TASK TO CARRY OUT:
Transcribe all of the material below word for word and leave out its pictures.

# # # # # # #

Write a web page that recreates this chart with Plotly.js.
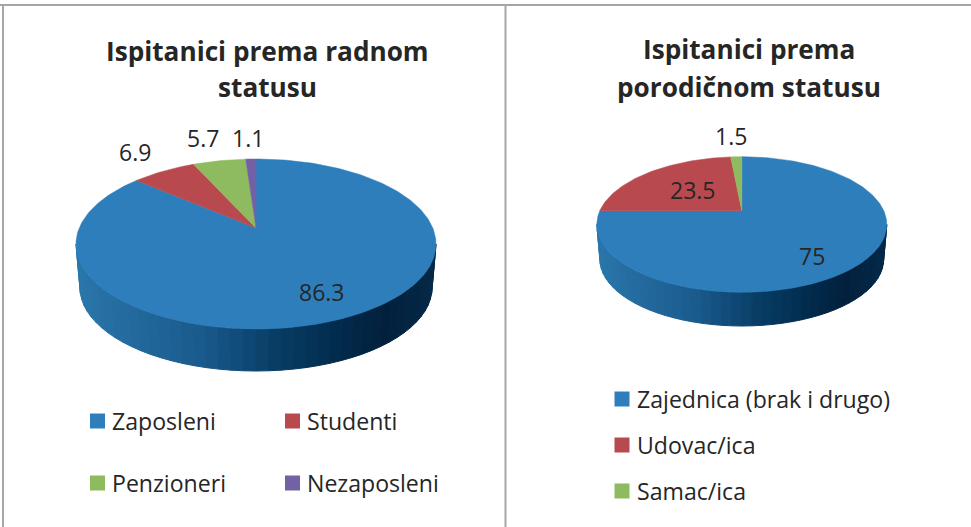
<!DOCTYPE html>
<html><head><meta charset="utf-8">
<script src="https://cdn.plot.ly/plotly-3.0.1.min.js"></script>
<style>html,body{margin:0;padding:0;background:#fff}#c{width:971px;height:527px}</style>
</head><body><div id="c"></div>
<script>
// --- data ---
const workCategories = ["Zaposleni", "Studenti", "Penzioneri", "Nezaposleni"];
const workValues = [86.3, 6.9, 5.7, 1.1];
const familyCategories = ["Zajednica (brak i drugo)", "Udovac/ica", "Samac/ica"];
const familyValues = [75, 23.5, 1.5];
const workTitle = ["Ispitanici prema radnom", "statusu"];
const familyTitle = ["Ispitanici prema", "porodičnom statusu"];

// --- style and layout ---
const colors = ["#2E7EBC", "#B84A4F", "#8EBB5F", "#7361A6"];
const FONT = "Open Sans";
const textColor = "#262626";
const workGeo = {cx:256, apex:228, top:159, bottom:329, rx:180, bottomEdge:371, shrink:0.978};
const familyGeo = {cx:741.8, apex:210.7, top:156.7, bottom:292.3, rx:145, bottomEdge:326, shrink:0.978};
const sideStops = [[0,[42,118,171]],[0.35,[26,90,140]],[0.55,[8,62,103]],[0.72,[2,44,78]],[0.86,[2,32,61]],[1,[4,40,72]]];

function projector(g){
  const a=g.apex,T=g.top,B=g.bottom;
  // solve (a+b)/(1+c)=T and (a-b)/(1-c)=B
  const cc=(B+T-2*a)/(B-T);
  const b=T*(1+cc)-a;
  const k=g.rx*Math.sqrt(1-cc*cc);
  return th=>{
    const u=Math.sin(th),v=Math.cos(th),d=1+cc*v;
    return [g.cx+k*u/d,(a+b*v)/d];
  };
}
function sideColor(t){
  for(let i=1;i<sideStops.length;i++){
    if(t<=sideStops[i][0]){
      const [p,A]=sideStops[i-1],[q,C]=sideStops[i],f=(t-p)/(q-p);
      return "rgb("+A.map((x,j)=>Math.round(x+(C[j]-x)*f)).join(",")+")";
    }
  }
  return "rgb(4,40,72)";
}
function pieTraces(values,cats,g){
  const out=[];
  const ry=(g.bottom-g.top)/2, cy=(g.bottom+g.top)/2;
  const ryB=ry*0.98, cyB=g.bottomEdge-ryB, rxB=g.rx*g.shrink;
  const bands=44;
  for(let i=0;i<bands;i++){
    const p0=Math.PI*(1-i/bands), p1=Math.PI*(1-(i+1)/bands);
    const x=[g.cx+g.rx*Math.cos(p0),g.cx+g.rx*Math.cos(p1),g.cx+rxB*Math.cos(p1),g.cx+rxB*Math.cos(p0)];
    const y=[cy+ry*Math.sin(p0),cy+ry*Math.sin(p1),cyB+ryB*Math.sin(p1),cyB+ryB*Math.sin(p0)];
    x.push(x[0]);y.push(y[0]);
    const col=sideColor((g.rx*(Math.cos(p0)+Math.cos(p1))/2+g.rx)/(2*g.rx));
    out.push({type:"scatter",mode:"lines",x,y,fill:"toself",fillcolor:col,line:{color:col,width:1},hoverinfo:"skip",showlegend:false});
  }
  const P=projector(g), tot=values.reduce((s,v)=>s+v,0);
  let acc=0;
  values.forEach((v,i)=>{
    const x=[g.cx],y=[g.apex];
    const n=Math.max(4,Math.ceil(v*3));
    for(let j=0;j<=n;j++){
      const [px,py]=P(2*Math.PI*(acc+v*j/n)/tot);
      x.push(px);y.push(py);
    }
    x.push(g.cx);y.push(g.apex);
    acc+=v;
    out.push({type:"scatter",mode:"lines",x,y,fill:"toself",fillcolor:colors[i],line:{color:colors[i],width:0.5},name:cats[i],hoverinfo:"name",showlegend:false});
  });
  return out;
}
function keyTrace(cats,xs,ys){
  return {type:"scatter",mode:"markers",x:xs,y:ys,text:cats,hoverinfo:"text",showlegend:false,
    marker:{symbol:"square",size:15,color:cats.map((_,i)=>colors[i]),line:{width:0}}};
}
function txt(text,x,y,size,anchor,bold){
  return {text:bold?"<b>"+text+"</b>":text,x,y,xref:"x",yref:"y",xanchor:anchor,yanchor:"middle",showarrow:false,
    font:{family:FONT,size,color:textColor}};
}
const workKeyX=[97.5,292.5,97.5,292.5], workKeyY=[421,421,483,483];
const familyKeyX=[622,622,622], familyKeyY=[399,445,491];

const data=[
  ...pieTraces(workValues,workCategories,workGeo),
  ...pieTraces(familyValues,familyCategories,familyGeo),
  keyTrace(workCategories,workKeyX,workKeyY),
  keyTrace(familyCategories,familyKeyX,familyKeyY)
];
const titleSize=26.2, labelSize=23, legendSize=23.1;
const annotations=[
  txt(workTitle[0],267.5,51,titleSize,"center",true),
  txt(workTitle[1],267.5,87,titleSize,"center",true),
  txt(familyTitle[0],749,49,titleSize,"center",true),
  txt(familyTitle[1],749,87,titleSize,"center",true),
  txt(String(workValues[0]),322,292,labelSize,"center"),
  txt(String(workValues[1]),135,152,labelSize,"center"),
  txt(String(workValues[2]),203,138,labelSize,"center"),
  txt(String(workValues[3]),248,138,labelSize,"center"),
  txt(String(familyValues[0]),812,256,labelSize,"center"),
  txt(String(familyValues[1]),693,190,labelSize,"center"),
  txt(String(familyValues[2]),731,136,labelSize,"center"),
  ...workCategories.map((c,i)=>txt(c,workKeyX[i]+12.5,workKeyY[i],legendSize,"left")),
  ...familyCategories.map((c,i)=>txt(c,familyKeyX[i]+12.5,familyKeyY[i],legendSize,"left"))
];
const frame=(x0,y0,x1,y1)=>({type:"line",xref:"x",yref:"y",x0,y0,x1,y1,line:{color:"#A6A6A6",width:2}});
const layout={
  width:971,height:527,margin:{l:0,r:0,t:0,b:0},paper_bgcolor:"#fff",plot_bgcolor:"#fff",showlegend:false,
  xaxis:{range:[0,971],visible:false,fixedrange:true},
  yaxis:{range:[527,0],visible:false,fixedrange:true},
  shapes:[frame(0,5,971,5),frame(3,5,3,527),frame(505.5,5,505.5,527)],
  annotations
};
Plotly.newPlot("c",data,layout,{displayModeBar:false,staticPlot:true});
</script></body></html>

# # # # # # #

EXERCISE RESULT:
Write a web page that recreates this chart with Plotly.js.
<!DOCTYPE html>
<html><head><meta charset="utf-8">
<script src="https://cdn.plot.ly/plotly-3.0.1.min.js"></script>
<style>html,body{margin:0;padding:0;background:#fff}#c{width:971px;height:527px}</style>
</head><body><div id="c"></div>
<script>
// --- data ---
const workCategories = ["Zaposleni", "Studenti", "Penzioneri", "Nezaposleni"];
const workValues = [86.3, 6.9, 5.7, 1.1];
const familyCategories = ["Zajednica (brak i drugo)", "Udovac/ica", "Samac/ica"];
const familyValues = [75, 23.5, 1.5];
const workTitle = ["Ispitanici prema radnom", "statusu"];
const familyTitle = ["Ispitanici prema", "porodičnom statusu"];

// --- style and layout ---
const colors = ["#2E7EBC", "#B84A4F", "#8EBB5F", "#7361A6"];
const FONT = "Open Sans";
const textColor = "#262626";
const workGeo = {cx:256, apex:228, top:159, bottom:329, rx:180, bottomEdge:371, shrink:0.978};
const familyGeo = {cx:741.8, apex:210.7, top:156.7, bottom:292.3, rx:145, bottomEdge:326, shrink:0.978};
const sideStops = [[0,[42,118,171]],[0.35,[26,90,140]],[0.55,[8,62,103]],[0.72,[2,44,78]],[0.86,[2,32,61]],[1,[4,40,72]]];

function projector(g){
  const a=g.apex,T=g.top,B=g.bottom;
  // solve (a+b)/(1+c)=T and (a-b)/(1-c)=B
  const cc=(B+T-2*a)/(B-T);
  const b=T*(1+cc)-a;
  const k=g.rx*Math.sqrt(1-cc*cc);
  return th=>{
    const u=Math.sin(th),v=Math.cos(th),d=1+cc*v;
    return [g.cx+k*u/d,(a+b*v)/d];
  };
}
function sideColor(t){
  for(let i=1;i<sideStops.length;i++){
    if(t<=sideStops[i][0]){
      const [p,A]=sideStops[i-1],[q,C]=sideStops[i],f=(t-p)/(q-p);
      return "rgb("+A.map((x,j)=>Math.round(x+(C[j]-x)*f)).join(",")+")";
    }
  }
  return "rgb(4,40,72)";
}
function pieTraces(values,cats,g){
  const out=[];
  const ry=(g.bottom-g.top)/2, cy=(g.bottom+g.top)/2;
  const ryB=ry*0.98, cyB=g.bottomEdge-ryB, rxB=g.rx*g.shrink;
  const bands=44;
  for(let i=0;i<bands;i++){
    const p0=Math.PI*(1-i/bands), p1=Math.PI*(1-(i+1)/bands);
    const x=[g.cx+g.rx*Math.cos(p0),g.cx+g.rx*Math.cos(p1),g.cx+rxB*Math.cos(p1),g.cx+rxB*Math.cos(p0)];
    const y=[cy+ry*Math.sin(p0),cy+ry*Math.sin(p1),cyB+ryB*Math.sin(p1),cyB+ryB*Math.sin(p0)];
    x.push(x[0]);y.push(y[0]);
    const col=sideColor((g.rx*(Math.cos(p0)+Math.cos(p1))/2+g.rx)/(2*g.rx));
    out.push({type:"scatter",mode:"lines",x,y,fill:"toself",fillcolor:col,line:{color:col,width:1},hoverinfo:"skip",showlegend:false});
  }
  const P=projector(g), tot=values.reduce((s,v)=>s+v,0);
  let acc=0;
  values.forEach((v,i)=>{
    const x=[g.cx],y=[g.apex];
    const n=Math.max(4,Math.ceil(v*3));
    for(let j=0;j<=n;j++){
      const [px,py]=P(2*Math.PI*(acc+v*j/n)/tot);
      x.push(px);y.push(py);
    }
    x.push(g.cx);y.push(g.apex);
    acc+=v;
    out.push({type:"scatter",mode:"lines",x,y,fill:"toself",fillcolor:colors[i],line:{color:colors[i],width:0.5},name:cats[i],hoverinfo:"name",showlegend:false});
  });
  return out;
}
function keyTrace(cats,xs,ys){
  return {type:"scatter",mode:"markers",x:xs,y:ys,text:cats,hoverinfo:"text",showlegend:false,
    marker:{symbol:"square",size:15,color:cats.map((_,i)=>colors[i]),line:{width:0}}};
}
function txt(text,x,y,size,anchor,bold){
  return {text:bold?"<b>"+text+"</b>":text,x,y,xref:"x",yref:"y",xanchor:anchor,yanchor:"middle",showarrow:false,
    font:{family:FONT,size,color:textColor}};
}
const workKeyX=[97.5,292.5,97.5,292.5], workKeyY=[421,421,483,483];
const familyKeyX=[622,622,622], familyKeyY=[399,445,491];

const data=[
  ...pieTraces(workValues,workCategories,workGeo),
  ...pieTraces(familyValues,familyCategories,familyGeo),
  keyTrace(workCategories,workKeyX,workKeyY),
  keyTrace(familyCategories,familyKeyX,familyKeyY)
];
const titleSize=26.2, labelSize=23, legendSize=23.1;
const annotations=[
  txt(workTitle[0],267.5,51,titleSize,"center",true),
  txt(workTitle[1],267.5,87,titleSize,"center",true),
  txt(familyTitle[0],749,49,titleSize,"center",true),
  txt(familyTitle[1],749,87,titleSize,"center",true),
  txt(String(workValues[0]),322,292,labelSize,"center"),
  txt(String(workValues[1]),135,152,labelSize,"center"),
  txt(String(workValues[2]),203,138,labelSize,"center"),
  txt(String(workValues[3]),248,138,labelSize,"center"),
  txt(String(familyValues[0]),812,256,labelSize,"center"),
  txt(String(familyValues[1]),693,190,labelSize,"center"),
  txt(String(familyValues[2]),731,136,labelSize,"center"),
  ...workCategories.map((c,i)=>txt(c,workKeyX[i]+12.5,workKeyY[i],legendSize,"left")),
  ...familyCategories.map((c,i)=>txt(c,familyKeyX[i]+12.5,familyKeyY[i],legendSize,"left"))
];
const frame=(x0,y0,x1,y1)=>({type:"line",xref:"x",yref:"y",x0,y0,x1,y1,line:{color:"#A6A6A6",width:2}});
const layout={
  width:971,height:527,margin:{l:0,r:0,t:0,b:0},paper_bgcolor:"#fff",plot_bgcolor:"#fff",showlegend:false,
  xaxis:{range:[0,971],visible:false,fixedrange:true},
  yaxis:{range:[527,0],visible:false,fixedrange:true},
  shapes:[frame(0,5,971,5),frame(3,5,3,527),frame(505.5,5,505.5,527)],
  annotations
};
Plotly.newPlot("c",data,layout,{displayModeBar:false,staticPlot:true});
</script></body></html>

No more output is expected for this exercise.